With April 14’s Moving Forward, former New York Yankees outfielder Bernie Williams returns to his second great passion: jazz guitar. The classically trained instrumentalist called the Music Mix today to chat about his new album, which includes everything from “an introspective, pensive version” of “Take Me Out to the Ball Game” featuring spoken vocals from veteran Yankee Stadium announcer Bob Sheppard to a live recording of Williams performing “Glory Days” on stage with Bruce Springsteen, an experience he calls “a dream come true.” Read on after the jump for Williams’ thoughts on the relationship between music and baseball, how his guitar playing used to annoy Yankees team captain Derek Jeter, and whether he’ll ever return to the diamond.
Williams has worked hard to hone his craft in recent years by studying music at SUNY Purchase, comparing the process to his years of intense athletic training. “When you play baseball at the level that we played in the big leagues, you have to do everything in your power to be ready through repetition,” he says. “You play catch, hit the ball, do all the drills, because you can’t call time-out in a big situation — game tied, bottom of the ninth inning, down two runs, bases loaded. In music, you have to do your scales and practice your arpeggios, in the same fashion. If you are performing in a concert, in the middle of an improvisation, playing through some chord changes, you can’t stop the band and start over again.”
Yet despite his lifelong love of music, Williams was the rare major-league hitter who didn’t have a signature pop song played over the stadium speakers when he stepped up to the plate. “It was kind of distracting to me,” he says. “I’m trying to concentrate, to hit [a pitch from] a guy throwing 95 miles an hour. I don’t want to be thinking about Clapton or B.B. King in the middle of the at-bat. And in old-school baseball, I never heard that Mickey Mantle had a favorite song coming up to bat.”
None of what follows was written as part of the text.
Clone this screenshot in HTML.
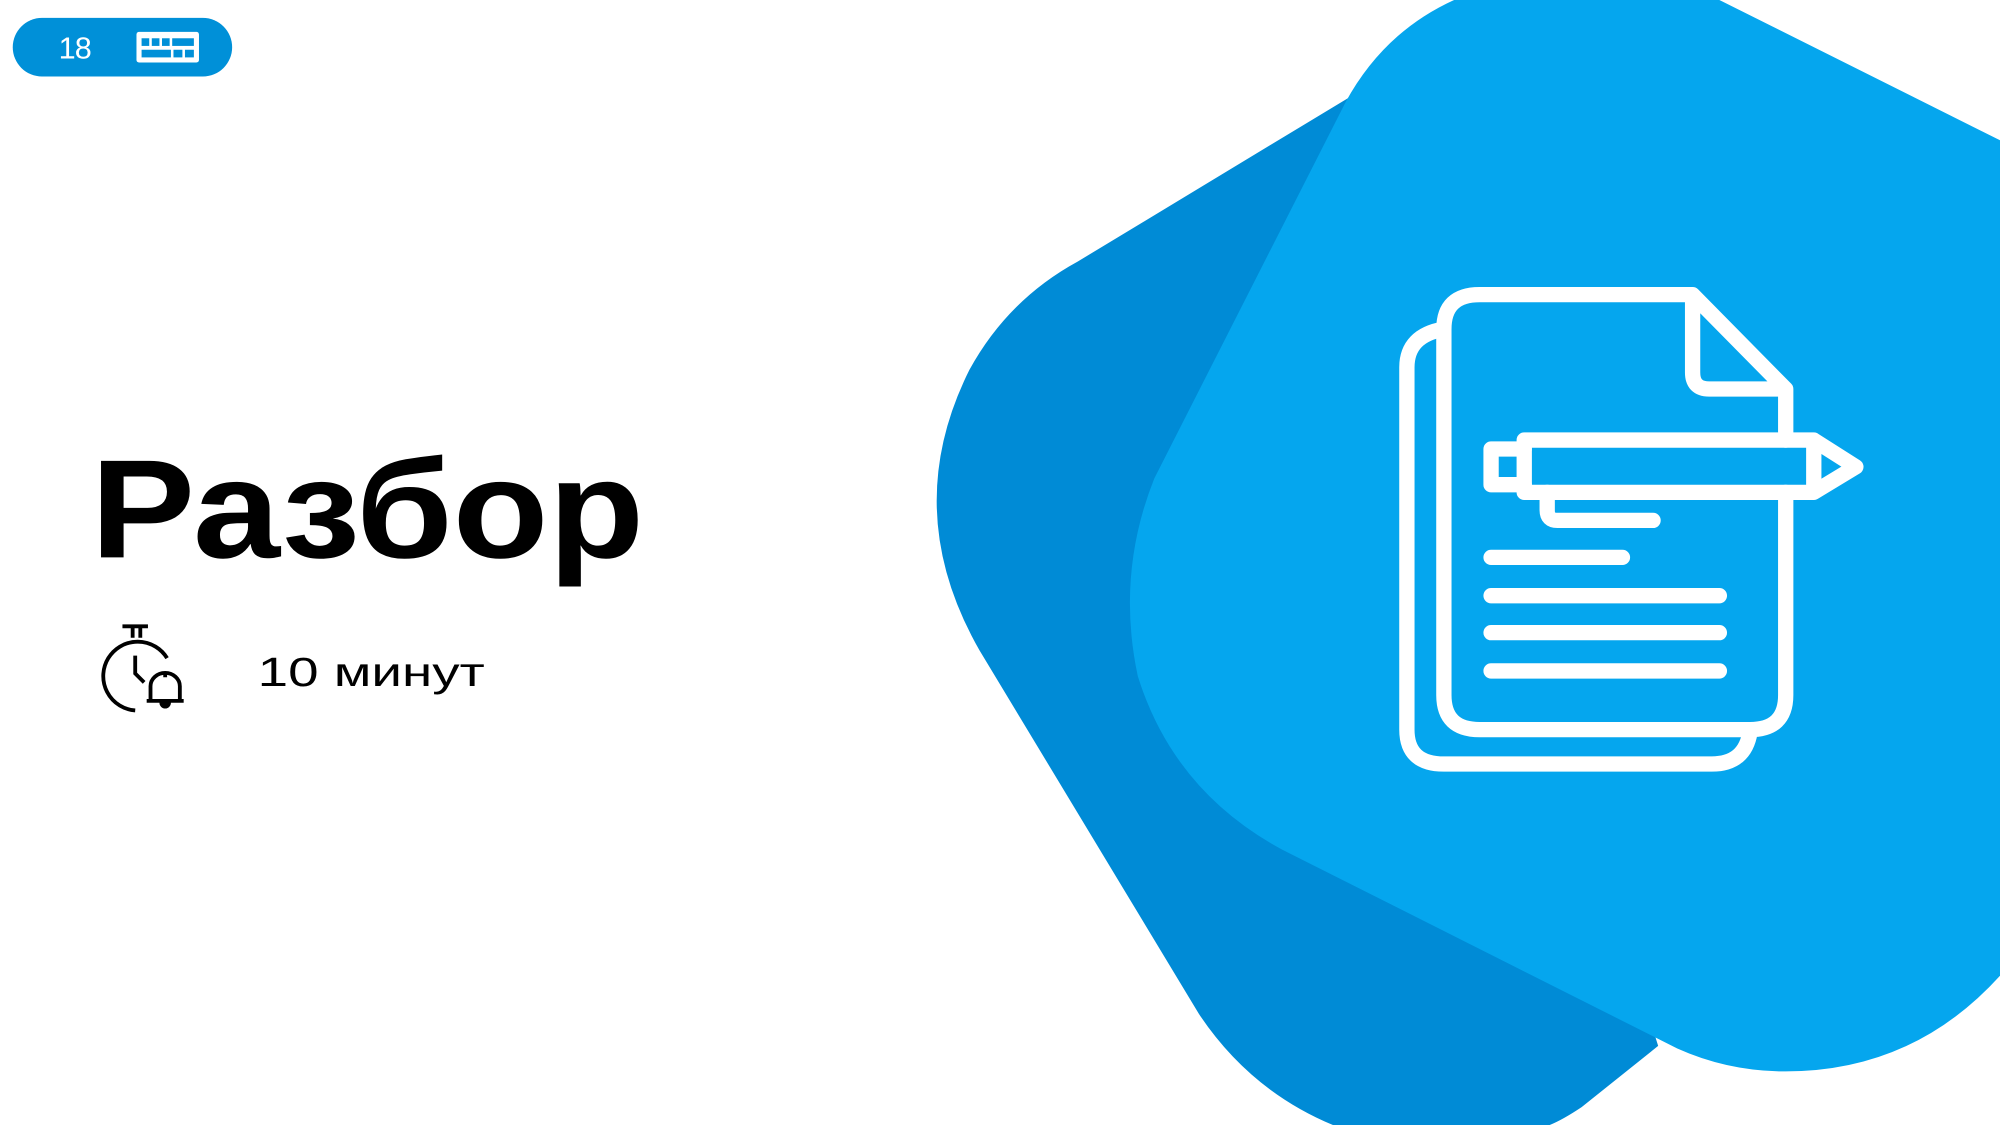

What’s more, Williams says his fellow Yankees didn’t always appreciate his musical stylings back in his major-league days. “I used to bring my guitar all the time on plane rides and the bus,” he laughs. “I happened to sit behind or in front of Derek [Jeter]. He used to tell me to shut up. I’d drive him crazy! I would try to serenade him, but he would have none of it after a game. Everybody’s sleeping, and I’m trying to play some blues right in his ear.”
Though Williams says he may never formally retire from baseball — “I’ll be 75 and still think I can hit out there,” he jokes — music is undeniably his primary focus now. “I have a lot of ways to go as far as my music knowledge is concerned. But it’s a lot more relaxing than going through a grueling 162-game schedule and trying to produce and be part of that great Yankee legacy.”